Kunal Ghosh, Trinamul Rajya Sabha MP and former executive chairman of Saradha media, did not attend the meeting after being advised to stay away. MPs Srinjoy Bose, Tapas Paul and Satabdi Roy and transport minister Madan Mitra, whose names have been linked with the Saradha Group or other deposit-mobilising companies, attended.

An intervention from Mamata to defend the leaders had become a necessity after party MPs Sisir Adhikari, Subhendu Adhikari and Somen Mitra suggested at party forums that heads must roll.

But the message the audience appeared to have imbibed was strikingly different. “Those who are accusing us, we have to outshout them,” a Trinamul leader said later. It was not clear if the leader was referring to critics within the party’s own ranks.

The choice of speakers suggested Mamata was in no mood to hear criticism. Trinamul all-India general secretary Mukul Roy and state ministers Partha Chatterjee, Subrata Mukherjee and Amit Mitra did not broach the default crisis in their speeches while MPs Sisir Adhikari and his son Subhendu did not get an opportunity to speak.

“Outshouting others or denying them an opportunity to speak can be a strategy in party forums, but will it work outside?” wondered aloud a party leader but in private.

He appeared to be suggesting that the last word had not yet been spoken and the course could still change if the feedback from the ground continued to be grim.

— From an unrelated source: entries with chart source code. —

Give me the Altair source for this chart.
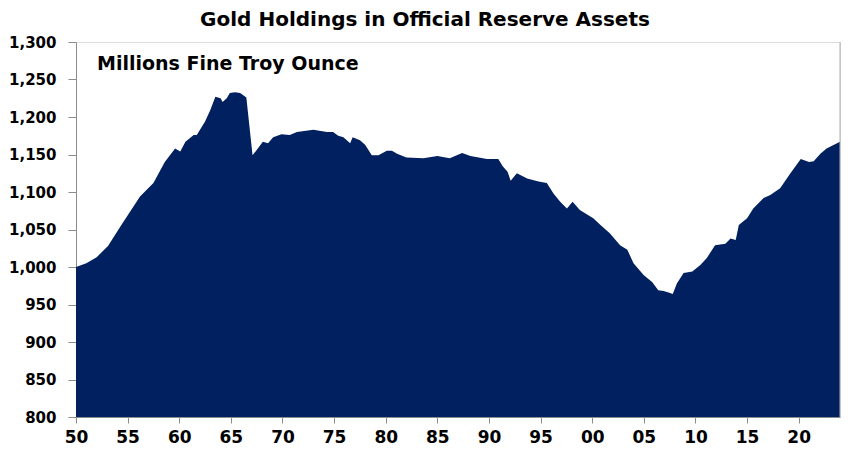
import altair as alt
import pandas as pd

title_text = "Gold Holdings in Official Reserve Assets"
subtitle_text = "Millions Fine Troy Ounce"

years = [1950.0, 1951.0, 1952.0, 1953.1, 1954.3, 1956.2, 1957.5, 1958.6, 1959.6, 1960.1,
         1960.6, 1961.4, 1961.7, 1962.5, 1963.0, 1963.5, 1964.0, 1964.2, 1964.6, 1964.9,
         1965.4, 1965.9, 1966.5, 1967.1, 1967.5, 1968.1, 1968.6, 1969.1, 1969.9, 1970.7,
         1971.4, 1973.0, 1974.3, 1974.9, 1975.4, 1975.9, 1976.55, 1976.8, 1977.5, 1978.0,
         1978.65, 1979.3, 1980.1, 1980.6, 1981.1, 1982.0, 1983.65, 1985.0, 1986.2, 1987.4,
         1988.2, 1989.8, 1990.9, 1991.35, 1991.8, 1992.1, 1992.7, 1993.7, 1994.8, 1995.6,
         1996.25, 1996.9, 1997.55, 1998.1, 1998.8, 2000.1, 2000.8, 2001.7, 2002.7, 2003.4,
         2004.0, 2005.0, 2005.8, 2006.4, 2006.9, 2007.4, 2007.8, 2008.2, 2008.85, 2009.7,
         2010.5, 2011.1, 2011.9, 2012.9, 2013.4, 2013.9, 2014.2, 2015.0, 2015.6, 2016.6,
         2017.25, 2018.2, 2019.2, 2020.2, 2021.0, 2021.45, 2022.1, 2022.7, 2024.0]

holdings = [1000, 1005, 1013, 1028, 1054, 1094, 1112, 1140, 1158, 1154,
            1167, 1176, 1176, 1194, 1209, 1227, 1225, 1220, 1225, 1232,
            1233, 1232, 1226, 1149, 1156, 1167, 1165, 1173, 1177, 1176,
            1180, 1183, 1180, 1180, 1175, 1173, 1165, 1173, 1169, 1163,
            1149, 1149, 1155, 1155, 1151, 1146, 1145, 1148, 1145, 1152,
            1148, 1144, 1144, 1134, 1127, 1115, 1125, 1118, 1114, 1112,
            1098, 1087, 1078, 1087, 1076, 1065, 1056, 1045, 1029, 1023,
            1005, 989, 980, 969, 968, 966, 964, 978, 992, 994,
            1003, 1012, 1029, 1031, 1038, 1036, 1056, 1065, 1078, 1092,
            1096, 1105, 1125, 1144, 1140, 1141, 1151, 1158, 1167]

x_ticks = list(range(1950, 2021, 5))
y_ticks = list(range(800, 1301, 50))

df = pd.DataFrame({"year": years, "value": holdings})

FONT = "DejaVu Sans"
NAVY = "#002060"
GRAY = "#8c8c8c"

area = alt.Chart(df).mark_area(color=NAVY, opacity=1, clip=True).encode(
    x=alt.X("year:Q",
            scale=alt.Scale(domain=[1950, 2024], nice=False, zero=False),
            axis=alt.Axis(values=x_ticks, title=None,
                          labelExpr="substring(toString(datum.value), 2)",
                          labelFont=FONT, labelFontSize=17, labelFontWeight="bold",
                          labelColor="#000000", labelPadding=6, tickSize=6,
                          domainColor=GRAY, tickColor=GRAY, grid=False,
                          labelFlush=False, labelOverlap=False)),
    y=alt.Y("value:Q",
            scale=alt.Scale(domain=[800, 1300], nice=False, zero=False),
            axis=alt.Axis(values=y_ticks, title=None, format=",d",
                          labelFont=FONT, labelFontSize=15, labelFontWeight="bold",
                          labelColor="#000000", labelPadding=12, tickSize=8,
                          domainColor=GRAY, tickColor=GRAY, grid=False,
                          labelOverlap=False)),
    y2=alt.datum(800),
)

right_border = alt.Chart(pd.DataFrame({"k": [0]})).mark_rule(color="#b0b0b0", strokeWidth=1).encode(
    x=alt.value(764), y=alt.value(0), y2=alt.value(375)
)

title = alt.Chart(pd.DataFrame({"t": [title_text]})).mark_text(
    font=FONT, fontSize=20, fontWeight="bold", color="#000000",
    align="center", baseline="alphabetic"
).encode(text="t:N", x=alt.value(349), y=alt.value(-16))

subtitle = alt.Chart(pd.DataFrame({"t": [subtitle_text]})).mark_text(
    font=FONT, fontSize=19, fontWeight="bold", color="#000000",
    align="left", baseline="alphabetic"
).encode(text="t:N", x=alt.value(21), y=alt.value(28))

chart = alt.layer(area, right_border, title, subtitle).properties(
    width=764, height=375,
    padding={"left": 68, "top": 34, "right": 2, "bottom": 28},
    autosize=alt.AutoSizeParams(type="none"),
).configure_view(stroke=None).configure(background="#ffffff")

chart.save("out.html", embed_options={"renderer": "svg", "actions": False})
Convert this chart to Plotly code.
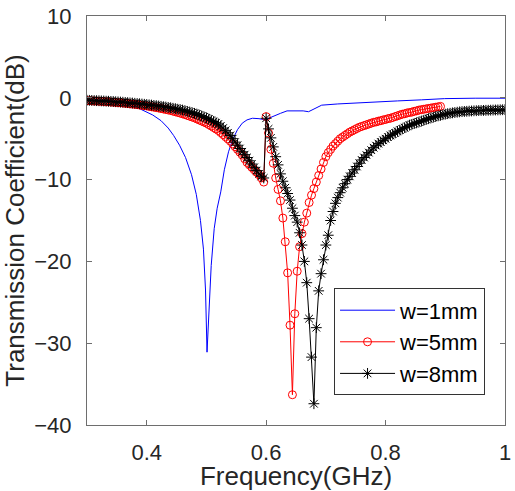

According to him, ground-level party activists who were facing uncomfortable questions in the districts had expected Mamata to take some action against some leaders. They had also expected a set of directives on dealing with such companies. Mamata confined herself to rolling out a list of dos and don’ts for the trade union and student wings of the party.

“She has not explained what we must tell the people, except for attacking the CPM and the Congress…. People are questioning us about the ties some of our leaders had with these (deposit-mobilisation) companies. What do we tell them?” asked a Trinamul MP.

In shying away from sending a message to her party leaders who had links with Saradha and other sham companies, Mamata has followed in the footsteps of her political rival, the CPM, which squandered a chance to rectify itself after the debacle in Bengal.

The CPM state committee held a series of meetings to analyse the reasons behind the 2011 drubbing and drew the conclusion that the high-handedness of a section of its leaders and growing social disconnect had led to the defeat.

Although CPM insiders said some “action like suspension and expulsion” was taken in North 24-Parganas, Howrah, Hooghly, Burdwan, Purulia, Cooch Behar and Jalpaiguri, prominent faces were spared.

At the behest of former chief minister Buddhadeb Bhattacharjee, former MPs Lakshman Seth and Amitava Nandi were dropped from the state committee at the party’s state conference in February 2012, but their pre-eminence in the party continued.

In defending her colleagues, Mamata has followed the same model, which has struck deep roots in Bengal.